Aim of the task:
Copy every line, leaving nothing out and adding nothing.
╭─ Source excerpt
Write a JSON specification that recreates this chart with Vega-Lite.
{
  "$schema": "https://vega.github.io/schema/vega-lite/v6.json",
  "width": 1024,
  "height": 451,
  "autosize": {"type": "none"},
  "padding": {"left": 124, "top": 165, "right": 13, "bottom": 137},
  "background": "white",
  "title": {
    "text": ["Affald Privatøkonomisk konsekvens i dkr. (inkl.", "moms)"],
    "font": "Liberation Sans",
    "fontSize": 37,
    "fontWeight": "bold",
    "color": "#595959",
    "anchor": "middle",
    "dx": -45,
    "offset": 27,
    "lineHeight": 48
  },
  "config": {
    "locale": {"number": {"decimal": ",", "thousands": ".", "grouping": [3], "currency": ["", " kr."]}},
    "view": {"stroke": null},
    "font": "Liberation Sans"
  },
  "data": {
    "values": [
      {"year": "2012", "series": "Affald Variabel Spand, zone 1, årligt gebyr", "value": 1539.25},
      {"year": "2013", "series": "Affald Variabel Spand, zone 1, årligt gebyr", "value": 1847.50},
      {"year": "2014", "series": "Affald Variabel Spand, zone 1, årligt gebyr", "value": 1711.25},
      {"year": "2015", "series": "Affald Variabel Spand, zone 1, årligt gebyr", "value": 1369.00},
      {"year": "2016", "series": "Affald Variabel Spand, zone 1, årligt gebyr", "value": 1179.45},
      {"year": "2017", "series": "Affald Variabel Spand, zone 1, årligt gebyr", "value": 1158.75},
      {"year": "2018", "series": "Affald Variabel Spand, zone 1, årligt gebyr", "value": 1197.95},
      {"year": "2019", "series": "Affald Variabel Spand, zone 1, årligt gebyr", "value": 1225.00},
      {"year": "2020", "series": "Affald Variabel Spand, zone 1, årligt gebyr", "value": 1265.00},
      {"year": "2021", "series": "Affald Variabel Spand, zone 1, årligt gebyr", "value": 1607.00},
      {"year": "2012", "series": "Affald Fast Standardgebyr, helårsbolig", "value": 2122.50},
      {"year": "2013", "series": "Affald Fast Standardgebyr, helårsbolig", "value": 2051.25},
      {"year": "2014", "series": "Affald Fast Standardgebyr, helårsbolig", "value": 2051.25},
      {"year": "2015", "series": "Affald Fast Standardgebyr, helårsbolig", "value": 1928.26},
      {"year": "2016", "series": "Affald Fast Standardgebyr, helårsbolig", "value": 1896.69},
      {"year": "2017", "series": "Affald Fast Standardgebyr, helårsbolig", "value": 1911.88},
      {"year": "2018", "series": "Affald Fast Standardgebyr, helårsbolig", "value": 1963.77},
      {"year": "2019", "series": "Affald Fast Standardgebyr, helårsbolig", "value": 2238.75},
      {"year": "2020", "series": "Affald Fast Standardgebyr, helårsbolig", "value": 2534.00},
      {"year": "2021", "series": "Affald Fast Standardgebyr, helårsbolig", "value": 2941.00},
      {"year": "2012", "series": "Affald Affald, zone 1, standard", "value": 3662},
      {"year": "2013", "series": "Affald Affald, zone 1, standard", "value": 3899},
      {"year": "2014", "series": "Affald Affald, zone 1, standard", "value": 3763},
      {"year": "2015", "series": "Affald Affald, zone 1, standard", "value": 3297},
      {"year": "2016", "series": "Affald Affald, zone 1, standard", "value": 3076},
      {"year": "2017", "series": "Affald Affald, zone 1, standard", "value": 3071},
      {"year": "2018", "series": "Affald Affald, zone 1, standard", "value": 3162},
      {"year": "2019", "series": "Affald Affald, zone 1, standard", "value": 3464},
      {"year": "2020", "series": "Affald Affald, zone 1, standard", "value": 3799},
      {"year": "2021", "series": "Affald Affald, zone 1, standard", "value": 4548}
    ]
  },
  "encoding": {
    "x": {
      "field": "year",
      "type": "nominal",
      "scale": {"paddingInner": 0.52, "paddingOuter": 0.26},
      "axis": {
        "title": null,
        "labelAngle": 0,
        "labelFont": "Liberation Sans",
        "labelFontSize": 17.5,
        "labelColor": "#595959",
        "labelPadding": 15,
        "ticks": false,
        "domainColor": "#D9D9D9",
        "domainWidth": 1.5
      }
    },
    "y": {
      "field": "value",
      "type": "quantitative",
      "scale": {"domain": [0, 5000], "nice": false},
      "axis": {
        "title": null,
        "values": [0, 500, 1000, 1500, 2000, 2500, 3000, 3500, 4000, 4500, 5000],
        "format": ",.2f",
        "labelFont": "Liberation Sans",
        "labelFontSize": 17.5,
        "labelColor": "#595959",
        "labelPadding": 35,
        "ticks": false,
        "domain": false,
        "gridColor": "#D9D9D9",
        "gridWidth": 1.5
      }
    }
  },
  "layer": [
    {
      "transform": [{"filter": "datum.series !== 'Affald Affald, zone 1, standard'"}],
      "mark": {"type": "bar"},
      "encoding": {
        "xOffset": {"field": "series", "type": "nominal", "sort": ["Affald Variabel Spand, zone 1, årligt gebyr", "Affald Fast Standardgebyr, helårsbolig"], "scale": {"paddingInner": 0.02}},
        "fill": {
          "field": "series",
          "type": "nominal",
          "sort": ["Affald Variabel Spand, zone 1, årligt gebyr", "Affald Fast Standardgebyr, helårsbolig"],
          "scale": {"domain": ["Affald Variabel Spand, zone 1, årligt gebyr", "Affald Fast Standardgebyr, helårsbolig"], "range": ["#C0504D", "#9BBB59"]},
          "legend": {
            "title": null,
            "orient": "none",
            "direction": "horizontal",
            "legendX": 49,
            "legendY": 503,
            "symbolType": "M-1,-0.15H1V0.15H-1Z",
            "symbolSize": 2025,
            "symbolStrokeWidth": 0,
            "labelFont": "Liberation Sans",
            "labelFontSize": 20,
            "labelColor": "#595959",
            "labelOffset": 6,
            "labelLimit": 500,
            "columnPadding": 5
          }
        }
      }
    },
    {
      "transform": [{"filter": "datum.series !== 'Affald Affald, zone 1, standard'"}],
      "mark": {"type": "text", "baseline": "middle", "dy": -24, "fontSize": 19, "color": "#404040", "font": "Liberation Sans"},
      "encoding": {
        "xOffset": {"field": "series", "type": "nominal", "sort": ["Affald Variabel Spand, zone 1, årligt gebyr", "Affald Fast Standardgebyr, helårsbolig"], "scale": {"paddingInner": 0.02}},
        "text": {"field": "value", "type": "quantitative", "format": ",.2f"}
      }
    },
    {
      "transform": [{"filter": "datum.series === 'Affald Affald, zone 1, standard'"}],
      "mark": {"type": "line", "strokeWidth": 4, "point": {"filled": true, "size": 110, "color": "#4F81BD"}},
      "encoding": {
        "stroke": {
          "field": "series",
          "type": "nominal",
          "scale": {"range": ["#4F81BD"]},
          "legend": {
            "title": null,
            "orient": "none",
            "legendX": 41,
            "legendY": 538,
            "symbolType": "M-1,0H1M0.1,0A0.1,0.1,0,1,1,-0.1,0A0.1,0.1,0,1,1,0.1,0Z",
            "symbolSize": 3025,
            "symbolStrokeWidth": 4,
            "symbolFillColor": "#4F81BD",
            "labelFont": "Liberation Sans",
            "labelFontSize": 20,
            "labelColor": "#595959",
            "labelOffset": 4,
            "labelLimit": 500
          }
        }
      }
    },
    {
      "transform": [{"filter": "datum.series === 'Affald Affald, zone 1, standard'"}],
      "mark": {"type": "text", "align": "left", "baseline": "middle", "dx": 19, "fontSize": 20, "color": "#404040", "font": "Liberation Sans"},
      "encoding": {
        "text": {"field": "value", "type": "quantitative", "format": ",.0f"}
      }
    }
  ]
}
╰─
Output for this exercise:
Write a JSON specification that recreates this chart with Vega-Lite.
{
  "$schema": "https://vega.github.io/schema/vega-lite/v6.json",
  "width": 1024,
  "height": 451,
  "autosize": {"type": "none"},
  "padding": {"left": 124, "top": 165, "right": 13, "bottom": 137},
  "background": "white",
  "title": {
    "text": ["Affald Privatøkonomisk konsekvens i dkr. (inkl.", "moms)"],
    "font": "Liberation Sans",
    "fontSize": 37,
    "fontWeight": "bold",
    "color": "#595959",
    "anchor": "middle",
    "dx": -45,
    "offset": 27,
    "lineHeight": 48
  },
  "config": {
    "locale": {"number": {"decimal": ",", "thousands": ".", "grouping": [3], "currency": ["", " kr."]}},
    "view": {"stroke": null},
    "font": "Liberation Sans"
  },
  "data": {
    "values": [
      {"year": "2012", "series": "Affald Variabel Spand, zone 1, årligt gebyr", "value": 1539.25},
      {"year": "2013", "series": "Affald Variabel Spand, zone 1, årligt gebyr", "value": 1847.50},
      {"year": "2014", "series": "Affald Variabel Spand, zone 1, årligt gebyr", "value": 1711.25},
      {"year": "2015", "series": "Affald Variabel Spand, zone 1, årligt gebyr", "value": 1369.00},
      {"year": "2016", "series": "Affald Variabel Spand, zone 1, årligt gebyr", "value": 1179.45},
      {"year": "2017", "series": "Affald Variabel Spand, zone 1, årligt gebyr", "value": 1158.75},
      {"year": "2018", "series": "Affald Variabel Spand, zone 1, årligt gebyr", "value": 1197.95},
      {"year": "2019", "series": "Affald Variabel Spand, zone 1, årligt gebyr", "value": 1225.00},
      {"year": "2020", "series": "Affald Variabel Spand, zone 1, årligt gebyr", "value": 1265.00},
      {"year": "2021", "series": "Affald Variabel Spand, zone 1, årligt gebyr", "value": 1607.00},
      {"year": "2012", "series": "Affald Fast Standardgebyr, helårsbolig", "value": 2122.50},
      {"year": "2013", "series": "Affald Fast Standardgebyr, helårsbolig", "value": 2051.25},
      {"year": "2014", "series": "Affald Fast Standardgebyr, helårsbolig", "value": 2051.25},
      {"year": "2015", "series": "Affald Fast Standardgebyr, helårsbolig", "value": 1928.26},
      {"year": "2016", "series": "Affald Fast Standardgebyr, helårsbolig", "value": 1896.69},
      {"year": "2017", "series": "Affald Fast Standardgebyr, helårsbolig", "value": 1911.88},
      {"year": "2018", "series": "Affald Fast Standardgebyr, helårsbolig", "value": 1963.77},
      {"year": "2019", "series": "Affald Fast Standardgebyr, helårsbolig", "value": 2238.75},
      {"year": "2020", "series": "Affald Fast Standardgebyr, helårsbolig", "value": 2534.00},
      {"year": "2021", "series": "Affald Fast Standardgebyr, helårsbolig", "value": 2941.00},
      {"year": "2012", "series": "Affald Affald, zone 1, standard", "value": 3662},
      {"year": "2013", "series": "Affald Affald, zone 1, standard", "value": 3899},
      {"year": "2014", "series": "Affald Affald, zone 1, standard", "value": 3763},
      {"year": "2015", "series": "Affald Affald, zone 1, standard", "value": 3297},
      {"year": "2016", "series": "Affald Affald, zone 1, standard", "value": 3076},
      {"year": "2017", "series": "Affald Affald, zone 1, standard", "value": 3071},
      {"year": "2018", "series": "Affald Affald, zone 1, standard", "value": 3162},
      {"year": "2019", "series": "Affald Affald, zone 1, standard", "value": 3464},
      {"year": "2020", "series": "Affald Affald, zone 1, standard", "value": 3799},
      {"year": "2021", "series": "Affald Affald, zone 1, standard", "value": 4548}
    ]
  },
  "encoding": {
    "x": {
      "field": "year",
      "type": "nominal",
      "scale": {"paddingInner": 0.52, "paddingOuter": 0.26},
      "axis": {
        "title": null,
        "labelAngle": 0,
        "labelFont": "Liberation Sans",
        "labelFontSize": 17.5,
        "labelColor": "#595959",
        "labelPadding": 15,
        "ticks": false,
        "domainColor": "#D9D9D9",
        "domainWidth": 1.5
      }
    },
    "y": {
      "field": "value",
      "type": "quantitative",
      "scale": {"domain": [0, 5000], "nice": false},
      "axis": {
        "title": null,
        "values": [0, 500, 1000, 1500, 2000, 2500, 3000, 3500, 4000, 4500, 5000],
        "format": ",.2f",
        "labelFont": "Liberation Sans",
        "labelFontSize": 17.5,
        "labelColor": "#595959",
        "labelPadding": 35,
        "ticks": false,
        "domain": false,
        "gridColor": "#D9D9D9",
        "gridWidth": 1.5
      }
    }
  },
  "layer": [
    {
      "transform": [{"filter": "datum.series !== 'Affald Affald, zone 1, standard'"}],
      "mark": {"type": "bar"},
      "encoding": {
        "xOffset": {"field": "series", "type": "nominal", "sort": ["Affald Variabel Spand, zone 1, årligt gebyr", "Affald Fast Standardgebyr, helårsbolig"], "scale": {"paddingInner": 0.02}},
        "fill": {
          "field": "series",
          "type": "nominal",
          "sort": ["Affald Variabel Spand, zone 1, årligt gebyr", "Affald Fast Standardgebyr, helårsbolig"],
          "scale": {"domain": ["Affald Variabel Spand, zone 1, årligt gebyr", "Affald Fast Standardgebyr, helårsbolig"], "range": ["#C0504D", "#9BBB59"]},
          "legend": {
            "title": null,
            "orient": "none",
            "direction": "horizontal",
            "legendX": 49,
            "legendY": 503,
            "symbolType": "M-1,-0.15H1V0.15H-1Z",
            "symbolSize": 2025,
            "symbolStrokeWidth": 0,
            "labelFont": "Liberation Sans",
            "labelFontSize": 20,
            "labelColor": "#595959",
            "labelOffset": 6,
            "labelLimit": 500,
            "columnPadding": 5
          }
        }
      }
    },
    {
      "transform": [{"filter": "datum.series !== 'Affald Affald, zone 1, standard'"}],
      "mark": {"type": "text", "baseline": "middle", "dy": -24, "fontSize": 19, "color": "#404040", "font": "Liberation Sans"},
      "encoding": {
        "xOffset": {"field": "series", "type": "nominal", "sort": ["Affald Variabel Spand, zone 1, årligt gebyr", "Affald Fast Standardgebyr, helårsbolig"], "scale": {"paddingInner": 0.02}},
        "text": {"field": "value", "type": "quantitative", "format": ",.2f"}
      }
    },
    {
      "transform": [{"filter": "datum.series === 'Affald Affald, zone 1, standard'"}],
      "mark": {"type": "line", "strokeWidth": 4, "point": {"filled": true, "size": 110, "color": "#4F81BD"}},
      "encoding": {
        "stroke": {
          "field": "series",
          "type": "nominal",
          "scale": {"range": ["#4F81BD"]},
          "legend": {
            "title": null,
            "orient": "none",
            "legendX": 41,
            "legendY": 538,
            "symbolType": "M-1,0H1M0.1,0A0.1,0.1,0,1,1,-0.1,0A0.1,0.1,0,1,1,0.1,0Z",
            "symbolSize": 3025,
            "symbolStrokeWidth": 4,
            "symbolFillColor": "#4F81BD",
            "labelFont": "Liberation Sans",
            "labelFontSize": 20,
            "labelColor": "#595959",
            "labelOffset": 4,
            "labelLimit": 500
          }
        }
      }
    },
    {
      "transform": [{"filter": "datum.series === 'Affald Affald, zone 1, standard'"}],
      "mark": {"type": "text", "align": "left", "baseline": "middle", "dx": 19, "fontSize": 20, "color": "#404040", "font": "Liberation Sans"},
      "encoding": {
        "text": {"field": "value", "type": "quantitative", "format": ",.0f"}
      }
    }
  ]
}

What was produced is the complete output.